American Sign Language pioneer Robert Panara remembered
The William Woods American Sign Language bachelors program remembers deaf education pioneer Robert Panara for all that he has done in the world of deaf education, literature and American Sign Language interpreting.
Panara was a trailblazer in the world of poetry, literature and deaf education. Spinal meningitis left him deaf at age ten. He grew up in a time where American discourse on educating and integrating the deaf wasn’t optimistic. His parents tried everything – even meeting Babe Ruth, thinking the shock would work as a method— to get his hearing back. Panara did not experience sign language until age 19, when he entered his first deaf classroom. There, he was determined to learn the language.

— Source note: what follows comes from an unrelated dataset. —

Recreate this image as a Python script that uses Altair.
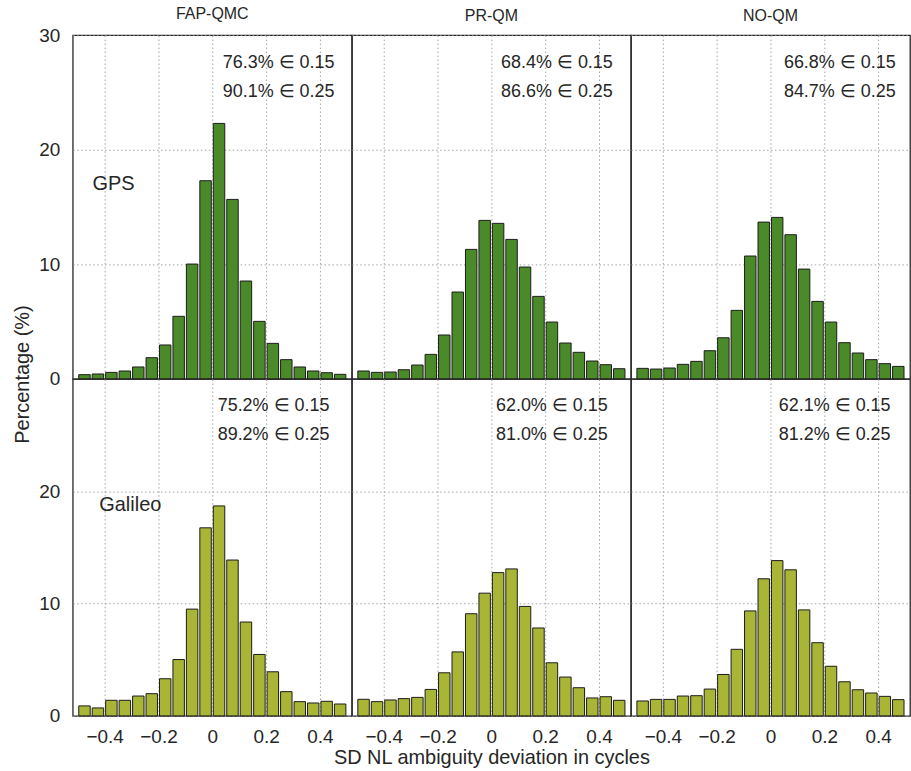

Panara was an advocate involved in the work for a fully integrated education system for the Deaf. He would graduate from Gallaudet College, the first deaf college to be allowed to grant degrees. He then went on to become the first deaf person to receive a masters degree from New York University where he studied English.

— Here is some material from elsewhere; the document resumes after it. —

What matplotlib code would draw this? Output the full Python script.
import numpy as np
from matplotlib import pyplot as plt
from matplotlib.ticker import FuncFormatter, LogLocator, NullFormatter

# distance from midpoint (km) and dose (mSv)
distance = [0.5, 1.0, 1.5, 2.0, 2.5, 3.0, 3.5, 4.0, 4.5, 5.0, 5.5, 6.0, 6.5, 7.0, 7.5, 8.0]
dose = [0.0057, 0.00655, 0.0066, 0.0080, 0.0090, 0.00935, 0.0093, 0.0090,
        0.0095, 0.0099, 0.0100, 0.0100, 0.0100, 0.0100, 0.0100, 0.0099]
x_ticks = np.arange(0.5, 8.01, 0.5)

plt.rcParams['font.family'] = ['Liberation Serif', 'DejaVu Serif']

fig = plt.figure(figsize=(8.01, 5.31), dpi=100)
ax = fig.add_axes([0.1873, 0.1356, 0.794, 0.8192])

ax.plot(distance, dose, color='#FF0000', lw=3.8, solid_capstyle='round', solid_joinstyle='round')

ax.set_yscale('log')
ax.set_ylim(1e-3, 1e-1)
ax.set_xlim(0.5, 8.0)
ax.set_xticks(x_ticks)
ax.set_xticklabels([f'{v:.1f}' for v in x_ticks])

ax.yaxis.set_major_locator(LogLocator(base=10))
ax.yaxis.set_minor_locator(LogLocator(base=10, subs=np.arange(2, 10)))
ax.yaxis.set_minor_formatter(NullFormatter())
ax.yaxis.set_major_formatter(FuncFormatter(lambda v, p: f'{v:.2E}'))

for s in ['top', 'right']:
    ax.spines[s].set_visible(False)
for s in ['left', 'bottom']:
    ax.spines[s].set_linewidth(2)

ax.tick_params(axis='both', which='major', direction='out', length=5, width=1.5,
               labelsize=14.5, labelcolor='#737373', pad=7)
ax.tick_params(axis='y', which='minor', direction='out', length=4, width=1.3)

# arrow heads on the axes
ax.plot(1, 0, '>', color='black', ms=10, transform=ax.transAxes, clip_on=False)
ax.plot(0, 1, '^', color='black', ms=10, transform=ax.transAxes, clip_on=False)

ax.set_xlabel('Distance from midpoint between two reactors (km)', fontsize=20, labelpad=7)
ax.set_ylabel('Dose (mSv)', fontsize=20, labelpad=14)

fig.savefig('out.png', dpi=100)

Mr. Panara helped found the National Technical Institute for the Deaf at the Rochester Institute of Technology in 1967, the first technical college for the Deaf. Panara has written books and literature that has helped bridge the gap between the hearing and Deaf.

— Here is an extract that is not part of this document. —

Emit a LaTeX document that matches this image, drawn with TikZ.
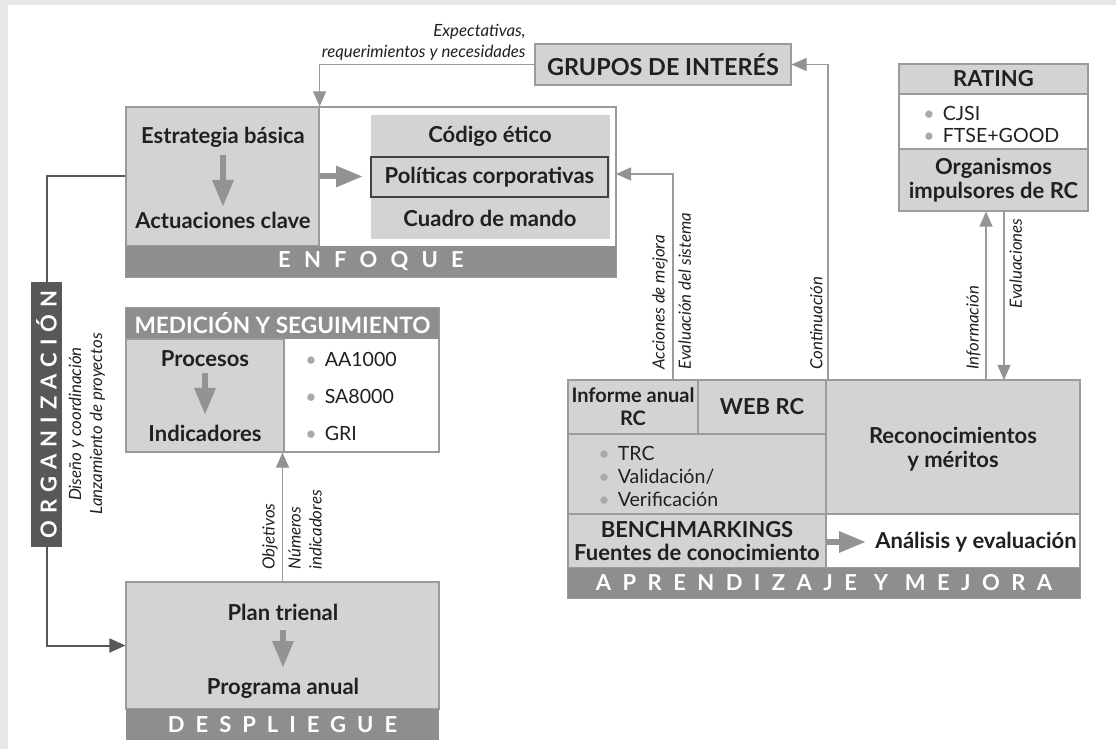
\documentclass[tikz,border=0pt]{standalone}
\usepackage{fontspec}
\setmainfont{Lato}
\usetikzlibrary{arrows.meta,positioning,fit,calc}
\definecolor{Ink}{HTML}{231F20}
\definecolor{Fill}{HTML}{D3D3D5}
\definecolor{Band}{HTML}{8E8E90}
\definecolor{Frame}{HTML}{9B9B9D}
\definecolor{Shaft}{HTML}{939395}
\definecolor{Org}{HTML}{58585A}
\definecolor{Margin}{HTML}{E6E7E8}
\definecolor{Dot}{HTML}{A7A9AC}
\tikzset{
  cellbox/.style={draw=Frame,fill=Fill,line width=0.6pt,inner sep=0pt},
  plainbox/.style={draw=Frame,fill=white,line width=0.6pt,inner sep=0pt},
  bandbox/.style={fill=Band,inner sep=0pt},
  headtext/.style={font=\fontsize{11}{11.8}\selectfont\bfseries,text=Ink,align=center,inner sep=0pt},
  bandtext/.style={font=\fontsize{11}{12}\selectfont\bfseries\addfontfeature{LetterSpace=#1},text=white,inner sep=0pt},
  bandtext/.default=60,
  itemtext/.style={font=\fontsize{9.8}{11.5}\selectfont,text=Ink,anchor=west,inner sep=0pt},
  note/.style={font=\fontsize{8.4}{10.5}\selectfont\itshape,text=Ink,inner sep=1pt},
  link/.style={draw=Frame,line width=0.6pt},
  linkarrow/.style={link,-{Triangle[width=6.5pt,length=7.5pt,color=Shaft]}},
  orgline/.style={draw=Org,line width=1pt},
  orgarrow/.style={orgline,-{Triangle[width=7pt,length=8pt]}},
  bigarrow/.style={draw=Shaft,line width=3pt,-{Triangle[width=10pt,length=13.5pt]}}
}
\newcommand{\dotitem}{{\color{Dot}\textbullet}\hspace{4pt}}

\begin{document}
\begin{tikzpicture}[x=0.5pt,y=-0.5pt]
  \useasboundingbox (0,0) rectangle (1116,749);
  \fill[white] (0,0) rectangle (1116,749);
  \fill[Margin] (0,0) rectangle (1116,5);
  \fill[Margin] (0,0) rectangle (8,749);

  % enfoque
  \node[plainbox,fit={(126,107)(616,277)}] (enf) {};
  \node[cellbox,fit={(126,107)(319,246)}] (strat) {};
  \node[bandbox,fit={(126,246)(616,277)}] (enfband) {};
  \node[bandtext] at (enfband.center) {ENFOQUE};
  \node[fill=Fill,inner sep=0pt,fit={(371,115)(610,239)}] (docs) {};
  \node[draw=Ink!85,line width=0.6pt,inner sep=0pt,fit={(371,157)(608,197)}] (pol) {};
  \node[headtext] (estr) at (223,137) {Estrategia básica};
  \node[headtext] (actu) at (223,220) {Actuaciones clave};
  \node[headtext] (cod) at (490,136) {Código ético};
  \node[headtext] at (pol.center) {Políticas corporativas};
  \node[headtext] (cuad) at (490,218) {Cuadro de mando};
  \draw[bigarrow] (223,155) -- (223,207);
  \draw[bigarrow] (strat.east) -- (363,176.5);

  % grupos de interes
  \node[cellbox,fit={(535,44)(791,85)}] (grupos) {};
  \node[headtext,font=\fontsize{11.7}{13}\selectfont\bfseries] at (grupos.center) {GRUPOS DE INTERÉS};
  \draw[linkarrow] (grupos.west) -| (strat.north east);
  \node[note,align=right,anchor=east] (expl) at (528,42) {Expectativas,\\requerimientos y necesidades};

  % rating
  \node[plainbox,fit={(899,64)(1088,211)}] (rating) {};
  \node[cellbox,fit={(899,64)(1088,94)}] (rathead) {};
  \node[cellbox,fit={(899,149)(1088,211)}] (organ) {};
  \node[headtext] at (rathead.center) {RATING};
  \node[itemtext] at (923,113) {\dotitem CJSI};
  \node[itemtext] at (923,135) {\dotitem FTSE+GOOD};
  \node[headtext,font=\fontsize{11}{12.2}\selectfont\bfseries] at (organ.center) {Organismos\\impulsores de RC};

  % organizacion
  \node[fill=Org,inner sep=0pt,fit={(31,282)(62,547)}] (org) {};
  \node[bandtext=32,rotate=90] at (org.center) {ORGANIZACIÓN};
  \node[note,rotate=90,align=center] (orgl) at (87,424) {Diseño y coordinación\\Lanzamiento de proyectos};

  % medicion y seguimiento
  \node[plainbox,fit={(126,308)(439,452)}] (med) {};
  \node[bandbox,fit={(126,308)(439,339)}] (medhead) {};
  \node[headtext,text=white,font=\fontsize{11.3}{12}\selectfont\bfseries] at (medhead.center) {MEDICIÓN Y SEGUIMIENTO};
  \node[cellbox,fit={(126,339)(284,452)}] (medl) {};
  \node[headtext] (proc) at (205,359) {Procesos};
  \node[headtext] (indi) at (205,433) {Indicadores};
  \draw[bigarrow] (205,373) -- (205,415);
  \foreach \txt/\y in {AA1000/359,SA8000/396,GRI/433}
    \node[itemtext] at (305,\y) {\dotitem\txt};

  % despliegue
  \node[cellbox,fit={(126,582)(439,709)}] (des) {};
  \node[bandbox,fit={(126,709)(439,740)}] (desband) {};
  \node[bandtext=50] at (desband.center) {DESPLIEGUE};
  \node[headtext] (plan) at (283,612) {Plan trienal};
  \node[headtext] (prog) at (283,688) {Programa anual};
  \draw[bigarrow] (283,630) -- (283,668);
  \draw[linkarrow] (des.north) -- (des.north |- medl.south);
  \node[note,rotate=90,anchor=south west] at (280,572) {Objetivos};
  \node[note,rotate=90,anchor=north west,align=left] at (286,572) {Números\\indicadores};

  % organizacion links
  \draw[orgline] (org.north) |- (strat.west);
  \draw[orgarrow] (org.south) |- (des.west);

  % aprendizaje y mejora
  \node[plainbox,fit={(568,380)(1080,598)}] (apr) {};
  \node[cellbox,fit={(568,380)(698,434)}] (inf) {};
  \node[cellbox,fit={(698,380)(826,434)}] (web) {};
  \node[cellbox,fit={(568,434)(826,514)}] (val) {};
  \node[cellbox,fit={(826,380)(1080,514)}] (rec) {};
  \node[cellbox,fit={(568,514)(826,568)}] (bench) {};
  \node[plainbox,fit={(826,514)(1080,568)}] (ana) {};
  \node[bandbox,fit={(568,568)(1080,598)}] (aprband) {};
  \node[bandtext=52] at (aprband.center) {APRENDIZAJE Y MEJORA};
  \node[headtext,font=\fontsize{10}{11.5}\selectfont\bfseries] at (inf.center) {Informe anual\\RC};
  \node[headtext] at (web.center) {WEB RC};
  \node[headtext] at (953,449) {Reconocimientos\\y méritos};
  \foreach \txt/\y in {TRC/453,{Validación/}/477,Verificación/499}
    \node[itemtext] at (598,\y) {\dotitem\txt};
  \node[headtext] at (bench.center) {BENCHMARKINGS\\Fuentes de conocimiento};
  \node[headtext] (anat) at (976,542) {Análisis y evaluación};
  \draw[bigarrow] (bench.east |- anat) -- (866,542);

  % links from aprendizaje
  \coordinate (accb) at (673,380);
  \coordinate (acct) at (616,174);
  \coordinate (contb) at (828,380);
  \coordinate (infb) at (986,380);
  \coordinate (evab) at (1004,380);
  \draw[linkarrow] (accb) |- (acct);
  \draw[linkarrow] (contb) |- (grupos.east);
  \draw[linkarrow] (infb) -- (infb |- rating.south);
  \draw[linkarrow] (evab |- rating.south) -- (evab);
  \node[note,rotate=90,anchor=south west] at (670,372) {Acciones de mejora};
  \node[note,rotate=90,anchor=north west] at (676,372) {Evaluación del sistema};
  \node[note,rotate=90,anchor=south west] at (825,372) {Continuación};
  \node[note,rotate=90,anchor=south west] at (983,372) {Información};
  \node[note,rotate=90,anchor=north east] at (1007,216) {Evaluaciones};
\end{tikzpicture}
\end{document}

Today there are over 120,000 deaf students in college in America and American Sign Language is offered at nearly every institution.
He died on July 20 at age 94.
My ears are deaf, and yet I seem to hear
Sweet nature’s music and the songs of man,
For I have learned from Fancy’s artisan
How written words can thrill the inner ear
Just as they move the heart, and so for me
They also seem to ring out loud and free.”